Everybody laughed, even the girl who had been in tears just before.
“You’re writing a book?” the velvet jacket said. “That’s very nice for you, but not for me. I need a visa.”
“Be quiet,” Alal said, “or you’ll eat somewhere else.”
“I’m so sorry,” I said, “that I can’t help you.”
“It’s okay, I can’t even help myself,” he said with a flourish, and everybody laughed. He had left Iraq four years ago, with a friend. At the Turkish-Bulgarian border, Bulgarian guards beat them up, took their mobile phones and their money, and sent them back into Turkey. From there, they crossed into Greece.
“I like Greece, but in Greece there’s only beach. No money, no work. Four years I didn’t see Mama and Papa. I talk to them every day. They cry.”
I asked him if he spoke Greek.
“I speak six languages. English, Kurdish, Arabic, Greek, Persian, and Italian. I want to go to Roma,” he said. His flamboyance contrasted with the family’s down-to-earth style.
“Six languages my foot,” Soran said. “He says he speaks English, and you see how good his English is. Can you imagine his Greek?”
Another round of laughter. I asked what his job had been in Athens.
“Job: gay,” Soran answered for him and the room went down in giggles.
“That’s not a job,” I said.
“It is for him,” Soran said, to another attack of mirth. Velvet jacket didn’t seem to mind, he liked being the centre of attention. Out of everyone gathered here, his situation was the most favourable—he was multilingual if not fluent, his parents sent him money, and he already had the precious “green card” which was actually blue and which was not far from the refugee status that would allow him to travel to his precious Roma.
A week later when I walked past Café Dream I saw Soran, his seated figure packed with stress, an empty espresso cup before him. He was scrolling down his phone.

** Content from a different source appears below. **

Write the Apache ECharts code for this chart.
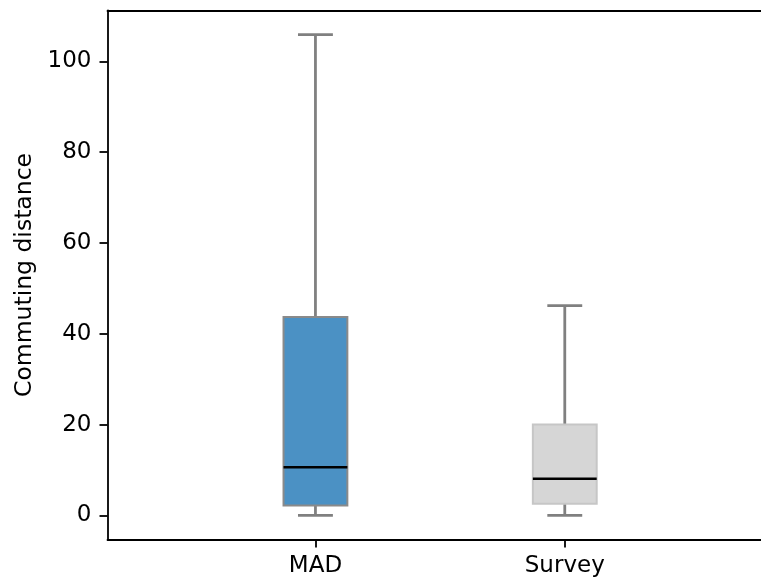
<!DOCTYPE html>
<html>
<head>
<meta charset="utf-8">
<script src="https://cdn.jsdelivr.net/npm/echarts@6/dist/echarts.min.js"></script>
<style>
html,body{margin:0;padding:0;background:#fff;}
#chart{width:761px;height:579px;}
</style>
</head>
<body>
<div id="chart"></div>
<script>
// ---- data ----
const categories = ['MAD', 'Survey'];
const whiskerLow = [0, 0];
const q1 = [2.2, 2.6];
const median = [10.6, 8.1];
const q3 = [43.7, 20.0];
const whiskerHigh = [105.9, 46.2];
const yTicks = [0, 20, 40, 60, 80, 100];
const yTitle = 'Commuting distance';

// ---- styling ----
const FONT = 'DejaVu Sans';
const boxFill = ['#4b91c4', '#d6d6d6'];
const boxEdge = ['#8a8a8a', '#c6c6c6'];
const whiskerColor = '#808080';
const BOX_HALF = 0.128;   // in category units
const CAP_HALF = 0.07;

const seriesData = categories.map((c, i) => [i, whiskerLow[i], q1[i], median[i], q3[i], whiskerHigh[i]]);

const chart = echarts.init(document.getElementById('chart'), null, {renderer: 'canvas'});

function renderItem(params, api) {
  const i = api.value(0);
  const lo = api.coord([i, api.value(1)]);
  const b1 = api.coord([i, api.value(2)]);
  const md = api.coord([i, api.value(3)]);
  const b3 = api.coord([i, api.value(4)]);
  const hi = api.coord([i, api.value(5)]);
  const xl = api.coord([i - BOX_HALF, 0])[0];
  const xr = api.coord([i + BOX_HALF, 0])[0];
  const cl = api.coord([i - CAP_HALF, 0])[0];
  const cr = api.coord([i + CAP_HALF, 0])[0];
  const xc = lo[0];
  const wStyle = {stroke: whiskerColor, lineWidth: 2.8};
  return {
    type: 'group',
    children: [
      {type: 'line', shape: {x1: xc, y1: b1[1], x2: xc, y2: lo[1]}, style: wStyle},
      {type: 'line', shape: {x1: xc, y1: b3[1], x2: xc, y2: hi[1]}, style: wStyle},
      {type: 'line', shape: {x1: cl, y1: lo[1], x2: cr, y2: lo[1]}, style: wStyle},
      {type: 'line', shape: {x1: cl, y1: hi[1], x2: cr, y2: hi[1]}, style: wStyle},
      {type: 'rect', shape: {x: xl, y: b3[1], width: xr - xl, height: b1[1] - b3[1]},
        style: {fill: boxFill[params.dataIndex], stroke: boxEdge[params.dataIndex], lineWidth: 2}},
      {type: 'line', shape: {x1: xl, y1: md[1], x2: xr, y2: md[1]}, style: {stroke: '#000', lineWidth: 2.5}}
    ]
  };
}

const option = {
  animation: false,
  backgroundColor: '#fff',
  grid: {left: 107.5, right: 0, top: 10.5, bottom: 39.5, containLabel: false},
  xAxis: [{
    type: 'value',
    min: -0.834, max: 1.787,
    position: 'bottom',
    splitLine: {show: false},
    axisLine: {show: true, onZero: false, lineStyle: {color: '#000', width: 1.8}},
    axisTick: {show: true, length: 8, lineStyle: {color: '#000', width: 1.8}, customValues: [0, 1]},
    axisLabel: {
      show: true, margin: 15, color: '#000', fontFamily: FONT, fontSize: 23,
      customValues: [0, 1],
      formatter: v => categories[Math.round(v)] || ''
    }
  }, {
    type: 'value',
    min: -0.834, max: 1.787,
    position: 'top',
    splitLine: {show: false},
    axisLine: {show: true, onZero: false, lineStyle: {color: '#000', width: 1.8}},
    axisTick: {show: false},
    axisLabel: {show: false}
  }],
  yAxis: {
    type: 'value',
    min: -5.3, max: 111.2,
    position: 'left',
    splitLine: {show: false},
    axisLine: {show: true, onZero: false, lineStyle: {color: '#000', width: 1.8}},
    axisTick: {show: true, length: 8, lineStyle: {color: '#000', width: 1.8}, customValues: yTicks},
    axisLabel: {
      show: true, margin: 16, color: '#000', fontFamily: FONT, fontSize: 23,
      customValues: yTicks
    },
    name: yTitle,
    nameLocation: 'middle',
    nameRotate: 90,
    nameGap: 66,
    nameTextStyle: {color: '#000', fontFamily: FONT, fontSize: 23.5}
  },
  series: [{
    type: 'custom',
    renderItem: renderItem,
    xAxisIndex: 0,
    encode: {x: 0, y: [1, 2, 3, 4, 5]},
    data: seriesData,
    clip: false
  }]
};
chart.setOption(option);
</script>
</body>
</html>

Erdam was gone. He couldn’t take it any more, Soran said, and made a deal with a smuggler. Again. He boarded a truck in the night and made it across the Serbian border.
“Fifteen hundred euros,” Soran said. Then from Serbia into Hungary.
“One thousand euros,” Soran said. And from Hungary into Austria.
“Eight hundred euros. And yesterday he called me from a train in Austria or Germany. The signal was bad. I think he’s been arrested. The phone cut off. I couldn’t sleep last night.”
There was a chance he’d be sent back to Svilengrad.
“Believe me, my friend,” he said, “four thousand euros is a lot of money for me. But I pay it because Erdam has a future. And a wife. In Germany, he can work.”
Erdam was a car mechanic and had worked for a Mercedes garage in Erbil. Three months on from this conversation, he was working in Germany.
Soran’s eyes had filled up, but even so, he grinned because he had just opened the little luck scroll that came with the espresso. I opened mine too.
Mine said “Travel.” His said “You must break that wall with your head.”
“It’s true my friend,” he shrugged. “It’s true.”
Back in their flat that day, when the afternoon of taking turns to eat was turning into evening and it was time for me to go, Alal had spoken to me.
Soran translated, but somehow I already understood what she said.
The only things we had in common that could be put into words were that we shared a century and a generation, yet I could sit with Alal and Soran and drink endless glasses of tea, with or without sugar. Alal and Soran were like human radiators. You could sit beside them and warm yourself. I was sad to be with them, but even sadder to leave.
“Why don’t you just move in with us?”
That’s what Alal said when I was about to leave. Her three daughters hovered behind her, smiling with red eyes.
“We have room and we have food. Don’t pay for a hotel. Come and stay as long as you like,” she said.
“Yes, you are welcome.” Soran grinned sadly. “You are welcome indefinitely.”